Ivona Grzegorczyk is a Mathematician with a Passion for Art.
"Agreed?" Ivona Grzegorczyk asks her students while gesturing to an equation written on the white board. One student raises his hand and questions if the equation would work another way.
"I like them to participate," she said regarding her 'Agreed?' question. "I want them to ask questions and make guesses."
At her core, Dr. Ivona -- as students refer to her -- is a teacher. Before she became a mathematician and before she chose her college major -- which was a toss-up between mathematics and art history -- Grzegorczyk was barely even a teenager when she taught her first class, and she was hooked.
When she was just 12 years old she filled in for a kindergarten teacher for three months because the class was using an experimental math book with material that wasn't familiar to the teacher. "I taught them their numbers," she explained with a laugh.
After that she went on to tutor students while she was in high school, and then taught as a graduate assistant while pursing her master's degree in mathematics at Warsaw University in her native Poland. In 1982, she came to McGill University in Canada for a fellowship. After doctoral studies in mathematics at the University of California Berkeley, Grzegorczyk became an associate professor at the University of Massachusetts.
"When an opportunity arises, Dr. Ivona challenges her students by allowing them to take on projects that they may have thought were beyond their grasp," said Mike Misel, a 2004 CSUCI graduate who is currently pursuing his master's degree in mathematics.
"This approach makes the student rise to the challenge and do things that they didn't know they could do. This is the true mark of a great educator. She makes people better than even they thought they could be," he said.
Grzegorczyk didn't know she wanted to study mathematics until she was an undergraduate student. She said when she was growing up she was always good at math, but it was the enjoyment of solving problems that ultimately drew her to the field.
Today, as the chair of the California State University Channel Islands Mathematics and Applied Physics Department, she continues to teach her students numbers -- but on a more complex plane. Grzegorczyk is the instructor for Algebraic Geometry & Coding, a class that couples two of her passions mathematics and art.
In 2000, Grzegorczyk authored a book titled, Mathematics and Fine Arts. Her work focuses on the mathematical rules that govern repetitious designs, like those of famous artist M.C. Escher. Many of the topics addressed in her book have become part of the 400-level class she is now teaching.
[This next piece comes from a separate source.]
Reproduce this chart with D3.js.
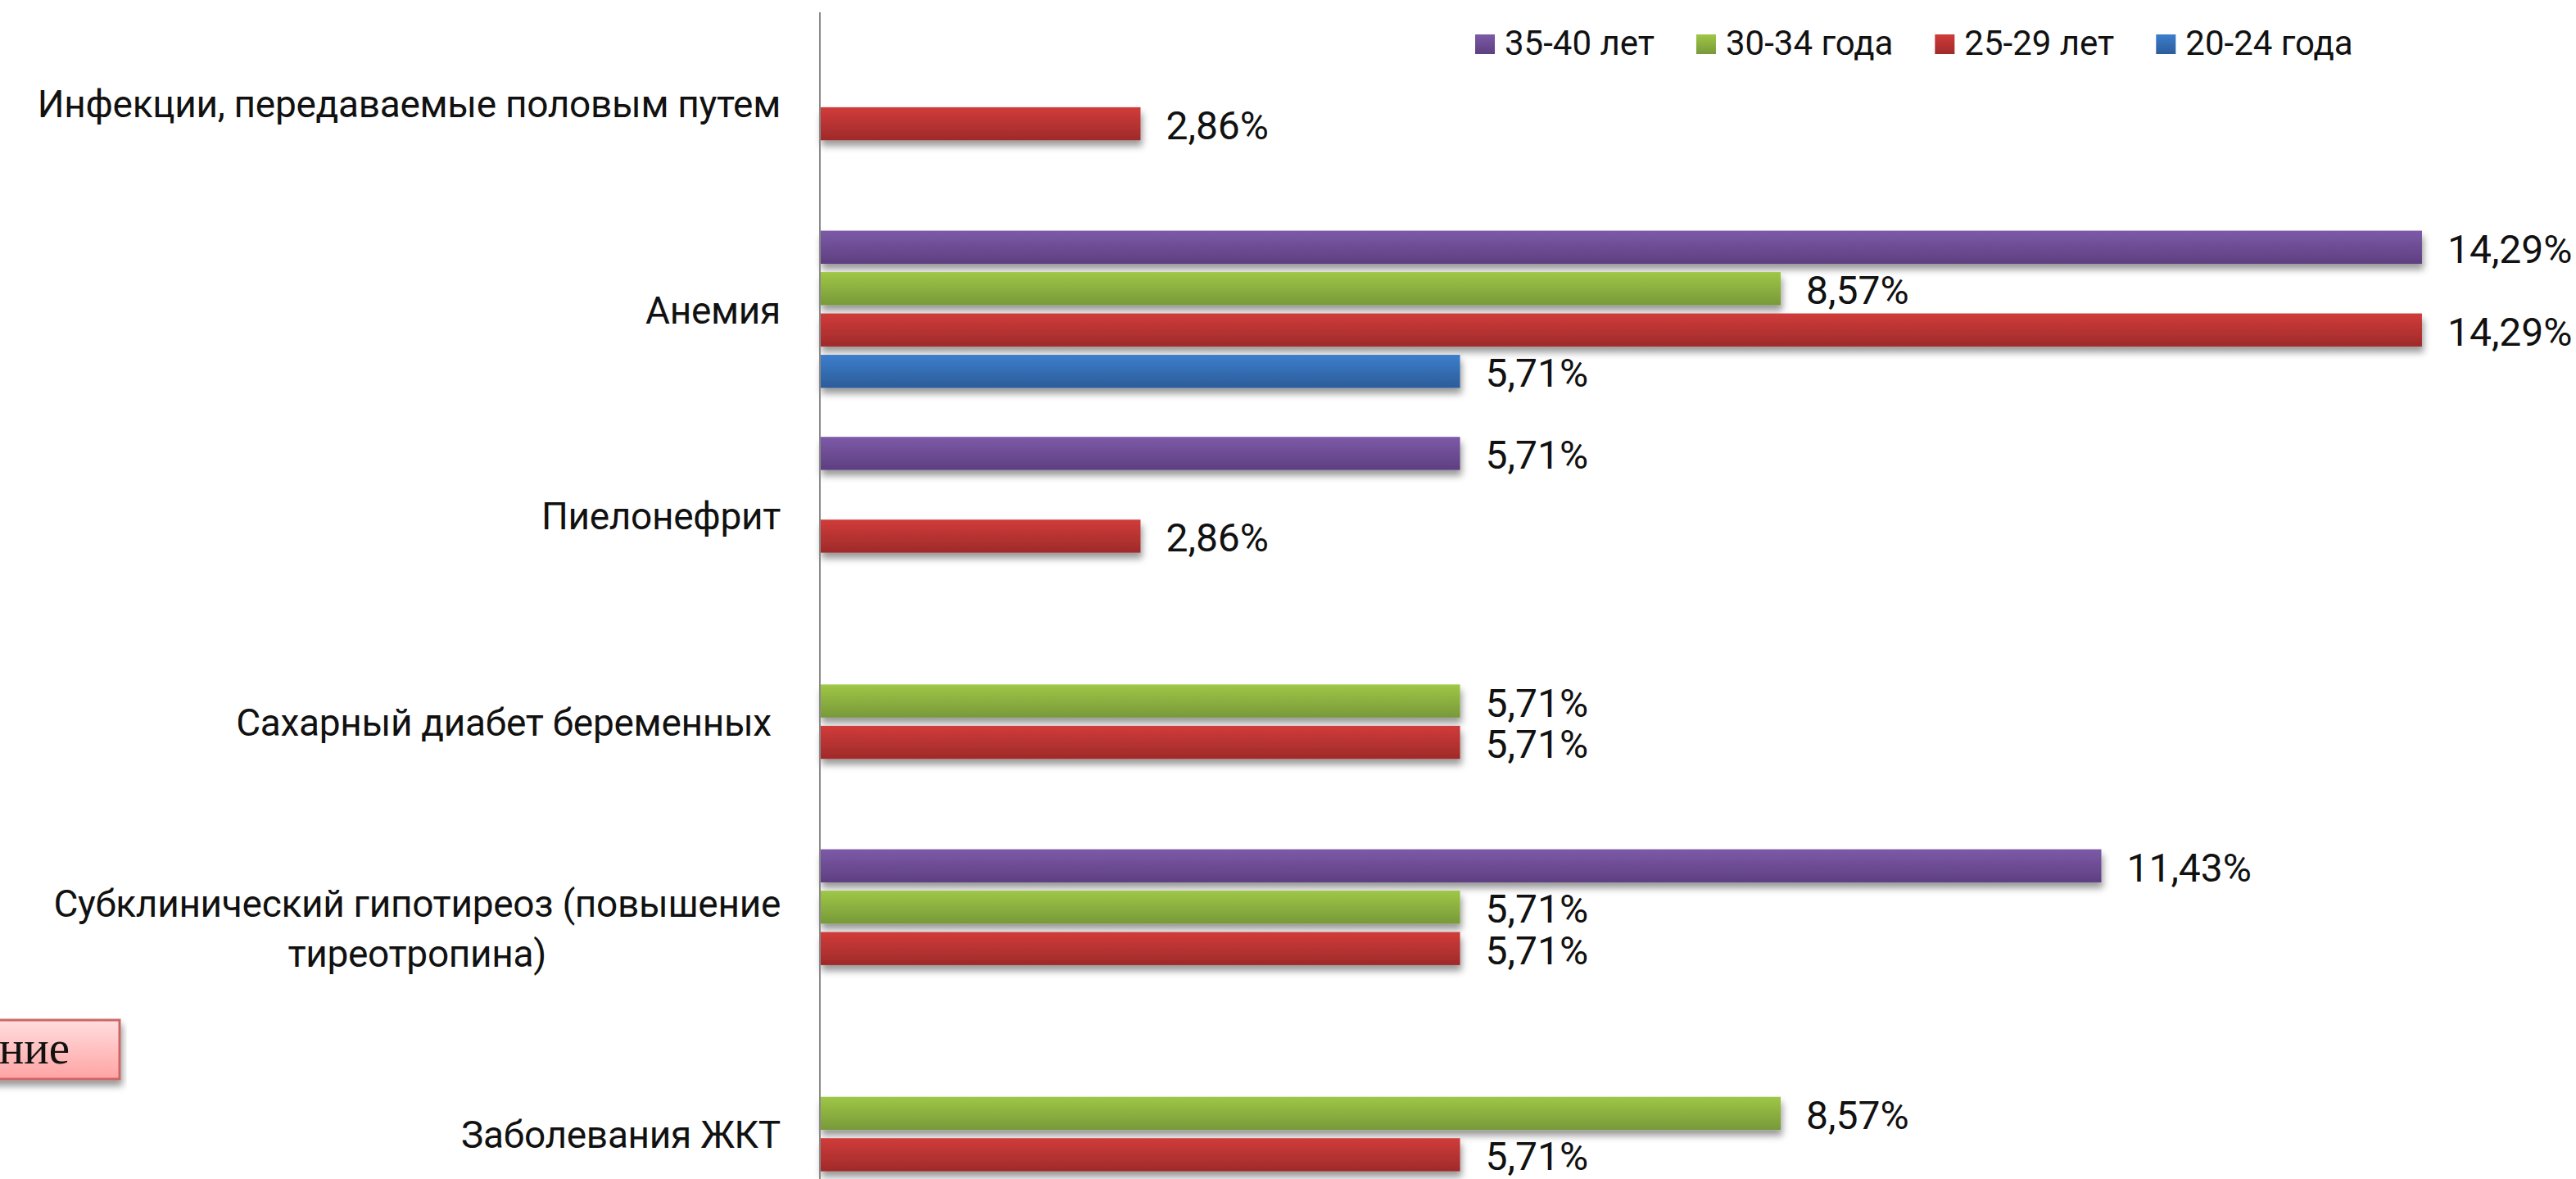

Dozens of geometric solids covered with Escher-style patterns crowd shelves in Grzegorczyk's office. These geometric solids are the product of a project assigned in the class "Algebraic Geometry & Coding." The project tasks students to seamlessly place a repeating pattern on a geometric solid.
Classes like this are one of the many reasons Grzegorczyk says she loves being part of the campus community at Cal State Channel Islands. Merging mathematics and art brings diverse students into the same classroom setting. Each group of students bring fresh perspectives to class.
"Professor Ivona taught me the history of mathematics. Mathematics can be difficult to learn, even for mathematics majors, and possibly even for mathematicians," said Nick Hann, a CSUCI senior majoring in mathematics. "She removes most, if not all, fear from the classroom."
Grzegorczyk came to CSUCI in 2002 as one of the original 13 faculty members on a brand new campus. She said she was intrigued by the possibility of building a new program. During her first years here, one of the experiences she said that was different from any of the other campuses she has worked at was the great amount of outside support that came from businesses and individuals from throughout the region.
"We all felt very welcomed here," Grzegorczyk said, adding that business people asked how they could help with the academic programs and nearly everywhere she went people were very nice and appreciative of the new University.
Likewise, Grzegorczyk said the students also have been exceptionally motivated and dedicated -- both when she began instructing at CSU Channel Islands and now.
"The students that come here are very happy to be here," she said.
This semester when Grzegorczyk is not teaching she is doing research on Vector Bundles -- a topic which she said would be hard to explain within a few sentences.
Recently she presented some of her research at a conference at the University of Hidalgo in Mexico, and this summer she will travel to Germany to report upon her work. In addition to presenting research at conferences away from the campus this summer, Grzegorczyk said there will be visitors from the University of Hidalgo for a mini conference during which they will establish cooperation between math departments, student clubs, and the exchange programs. Grzegorczyk said CSUCI math students along with students from the Spanish and Chicano clubs will be invited to attend.
Being a part of Cal State Channel Islands from the beginning is very special to Grzegorczyk. She said that any aspect of math -- curriculum development, teaching, research -- is a pleasure for her, but handling the bureaucracy that comes with development of a new program has at times also been challenging. It has been those pleasures and challenges that have made her experience at the campus invaluable.
"One hundred percent of all of our undergraduates who majored in mathematics and who
have graduated are employed," she said. "I am very proud of this, as it means that
the quality of the program is recognized by the employers and the community."